Puisque ces réflexions intimes autorisent la confidence des sentiments personnels, je ne crains pas de dire que les bois et autres beaux sites solitaires m’inspirent quelque sympathie secrète, mais peu de confiance ; je ne les crois pas très bonnes à l’homme fiévreux des sociétés contemporaines. Ce cas presque spécial, et au total assez étroit, se rattache, selon moi, à un principe général qui fait, à tort ou à raison, partie de mes croyances : « La lutte est entre la nature et la société, comme entre la liberté et le sacrifice. » Or je n’hésite pas à mettre le sacrifice au-dessus de la liberté.

Malgré ces bonnes raisons, ou, du moins, malgré ces raisons que je crois bonnes, s’il m’était donné de passer à l’application, je conserverais parmi les forêts celles qui avoisinent les grandes villes comme Paris. Napoléon conserva la Trappe pour les grandes infortunes. Par un motif analogue, et, ce me semble, plus large, il est à souhaiter que nos belles forêts des environs de Paris, celle de Fontainebleau surtout, demeurent éternellement debout près de cette seconde ville éternelle. C’est qu’il y a des jours où ce Paris est pire qu’une Thébaïde pour les âmes fatiguées ; c’est qu’il y a des instants où nous sommes tellement épuisés des sollicitations de la vie factice, qu’il faut à tout prix aller respirer l’air et le silence des bois, comme des poitrinaires boivent du lait d’ânesse. Et puis, nous avons nos savants, nos poètes, nos peintres, nos musiciens, nos amants, à qui ces bois sont nécessaires. Cela me paraît plus universel et plus humain que de conserver la Trappe à quelques mystiques infortunes.

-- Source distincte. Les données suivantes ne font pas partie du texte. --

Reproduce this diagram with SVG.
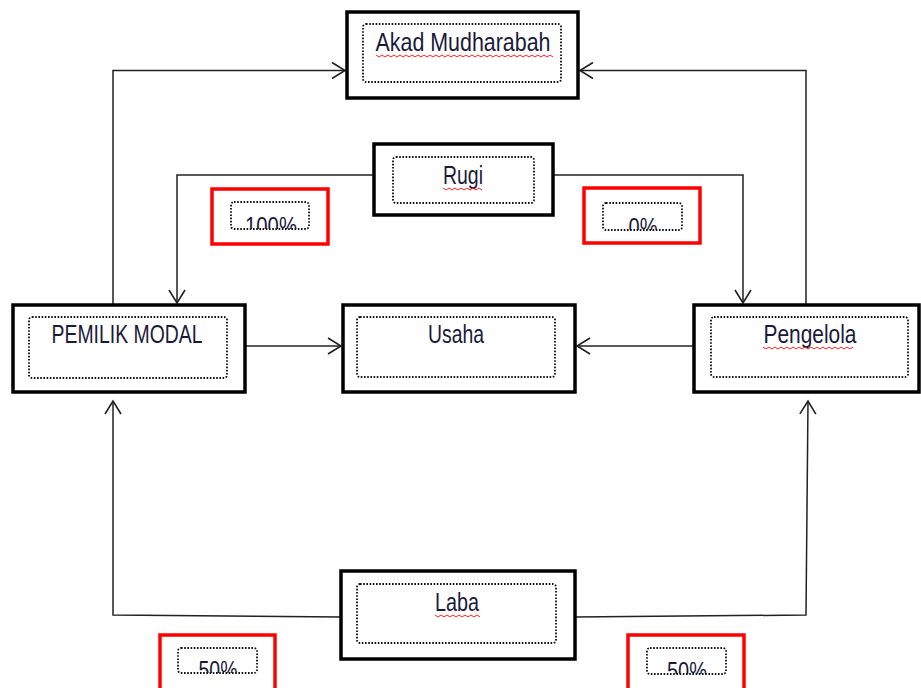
<svg xmlns="http://www.w3.org/2000/svg" width="921" height="688" viewBox="0 0 921 688">
<style>
.outer{fill:#fff;stroke:#000;stroke-width:3.5}
.red{fill:#fff;stroke:#ff0000;stroke-width:3.5}
.inner{fill:none;stroke:#111;stroke-width:1.8;stroke-dasharray:1.6 1.6}
.lbl{font-family:"Liberation Sans",Arial,sans-serif;font-size:25px;fill:#1a1a3a;text-anchor:middle}
.con{fill:none;stroke:#222;stroke-width:1.5}
.sq{fill:none;stroke:#ff2020;stroke-width:1}
</style>
<defs>
<marker id="arr" markerUnits="userSpaceOnUse" markerWidth="16" markerHeight="20" viewBox="0 0 16 20" refX="14" refY="10" orient="auto">
<path d="M1,2 L14,10 L1,18" fill="none" stroke="#222" stroke-width="1.6"/>
</marker>
<clipPath id="c100"><rect x="231" y="190" width="78" height="39"/></clipPath>
<clipPath id="c0"><rect x="603" y="190" width="79" height="40"/></clipPath>
<clipPath id="c50a"><rect x="178" y="636" width="79" height="37"/></clipPath>
<clipPath id="c50b"><rect x="647" y="636" width="79" height="38"/></clipPath>
</defs>
<rect width="921" height="688" fill="#fff"/>
<g id="connectors">
<polyline class="con" points="113,305 113,70.5 345,70.5" marker-end="url(#arr)"/>
<polyline class="con" points="806,305 806,70.5 580,70.5" marker-end="url(#arr)"/>
<polyline class="con" points="374,175 177,175 177,303" marker-end="url(#arr)"/>
<polyline class="con" points="553,175 743,175 743,303" marker-end="url(#arr)"/>
<line class="con" x1="245" y1="346" x2="341" y2="346" marker-end="url(#arr)"/>
<line class="con" x1="694" y1="346" x2="577" y2="346" marker-end="url(#arr)"/>
<polyline class="con" points="341,617 113,615 113,401" marker-end="url(#arr)"/>
<polyline class="con" points="575,617 806,615 808,401" marker-end="url(#arr)"/>
</g>
<g id="akad">
<rect class="outer" x="347" y="12" width="231" height="86"/>
<rect class="inner" x="363" y="24" width="198" height="58" rx="3"/>
<text class="lbl" x="463" y="51" textLength="175" lengthAdjust="spacingAndGlyphs">Akad Mudharabah</text>
<path class="sq" d="M376,55 l3,2 l3,-2 l3,2 l3,-2 l3,2 l3,-2 l3,2 l3,-2 l3,2 l3,-2 l3,2 l3,-2 l3,2 l3,-2 l3,2 l3,-2 l3,2 l3,-2 l3,2 l3,-2 l3,2 l3,-2 l3,2 l3,-2 l3,2 l3,-2 l3,2 l3,-2 l3,2 l3,-2 l3,2 l3,-2 l3,2 l3,-2 l3,2 l3,-2 l3,2 l3,-2 l3,2 l3,-2 l3,2 l3,-2 l3,2 l3,-2 l3,2 l3,-2 l3,2 l3,-2 l3,2 l3,-2 l3,2 l3,-2 l3,2 l3,-2 l3,2 l3,-2 l3,2 l3,-2 l3,2"/>
</g>
<g id="rugi">
<rect class="outer" x="374" y="144" width="179" height="71"/>
<rect class="inner" x="393" y="157" width="141" height="46" rx="3"/>
<text class="lbl" x="463" y="184" textLength="40" lengthAdjust="spacingAndGlyphs">Rugi</text>
<path class="sq" d="M443,188 l3,2 l3,-2 l3,2 l3,-2 l3,2 l3,-2 l3,2 l3,-2 l3,2 l3,-2 l3,2 l3,-2 l3,2"/>
</g>
<g id="p100">
<rect class="red" x="212" y="189" width="116" height="55"/>
<rect class="inner" x="231" y="202" width="78" height="27" rx="3"/>
<text class="lbl" x="271" y="235" textLength="52" lengthAdjust="spacingAndGlyphs" clip-path="url(#c100)">100%</text>
</g>
<g id="p0">
<rect class="red" x="584" y="188" width="116" height="55"/>
<rect class="inner" x="603" y="203" width="79" height="27" rx="3"/>
<text class="lbl" x="643" y="236" textLength="29" lengthAdjust="spacingAndGlyphs" clip-path="url(#c0)">0%</text>
</g>
<g id="pemilik">
<rect class="outer" x="13" y="305" width="232" height="87"/>
<rect class="inner" x="29" y="317" width="198" height="61" rx="3"/>
<text class="lbl" x="127" y="343" textLength="151" lengthAdjust="spacingAndGlyphs">PEMILIK MODAL</text>
</g>
<g id="usaha">
<rect class="outer" x="343" y="305" width="232" height="87"/>
<rect class="inner" x="357" y="317" width="198" height="60" rx="3"/>
<text class="lbl" x="456" y="343" textLength="56" lengthAdjust="spacingAndGlyphs">Usaha</text>
</g>
<g id="pengelola">
<rect class="outer" x="694" y="305" width="225" height="87"/>
<rect class="inner" x="711" y="317" width="197" height="60" rx="3"/>
<text class="lbl" x="810" y="343" textLength="93" lengthAdjust="spacingAndGlyphs">Pengelola</text>
<path class="sq" d="M763,347 l3,2 l3,-2 l3,2 l3,-2 l3,2 l3,-2 l3,2 l3,-2 l3,2 l3,-2 l3,2 l3,-2 l3,2 l3,-2 l3,2 l3,-2 l3,2 l3,-2 l3,2 l3,-2 l3,2 l3,-2 l3,2 l3,-2 l3,2 l3,-2 l3,2 l3,-2 l3,2 l3,-2"/>
</g>
<g id="laba">
<rect class="outer" x="341" y="571" width="234" height="88"/>
<rect class="inner" x="357" y="584" width="199" height="59" rx="3"/>
<text class="lbl" x="457" y="611" textLength="44" lengthAdjust="spacingAndGlyphs">Laba</text>
<path class="sq" d="M435,615 l3,2 l3,-2 l3,2 l3,-2 l3,2 l3,-2 l3,2 l3,-2 l3,2 l3,-2 l3,2 l3,-2 l3,2 l3,-2 l3,2"/>
</g>
<g id="p50a">
<rect class="red" x="160" y="635" width="115" height="60"/>
<rect class="inner" x="178" y="648" width="79" height="25" rx="3"/>
<text class="lbl" x="218" y="679" textLength="39" lengthAdjust="spacingAndGlyphs" clip-path="url(#c50a)">50%</text>
</g>
<g id="p50b">
<rect class="red" x="628" y="635" width="116" height="60"/>
<rect class="inner" x="647" y="648" width="79" height="26" rx="3"/>
<text class="lbl" x="687" y="680" textLength="40" lengthAdjust="spacingAndGlyphs" clip-path="url(#c50b)">50%</text>
</g>
</svg>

Ajouterai-je que, pour un petit nombre d’âmes robustes et saines, les grands aspects de la nature sont un perpétuel memento qui ramène l’homme au profond, au social sentiment de l’égalité ?

HIPPOLYTE CASTILLE

Hippolyte Castille, né le 8 novembre 1820 à Montreuil (Pas-de-Calais) et mort le 26 septembre 1886 à Luc-sur-Mer (Calvados), est un journaliste et écrivain français.

Il collabora à divers journaux et revues, dont L’Esprit public avec Léonce Dupont, le Musée des familles et Le Corsaire, et fonda Le Travail intellectuel et La République française.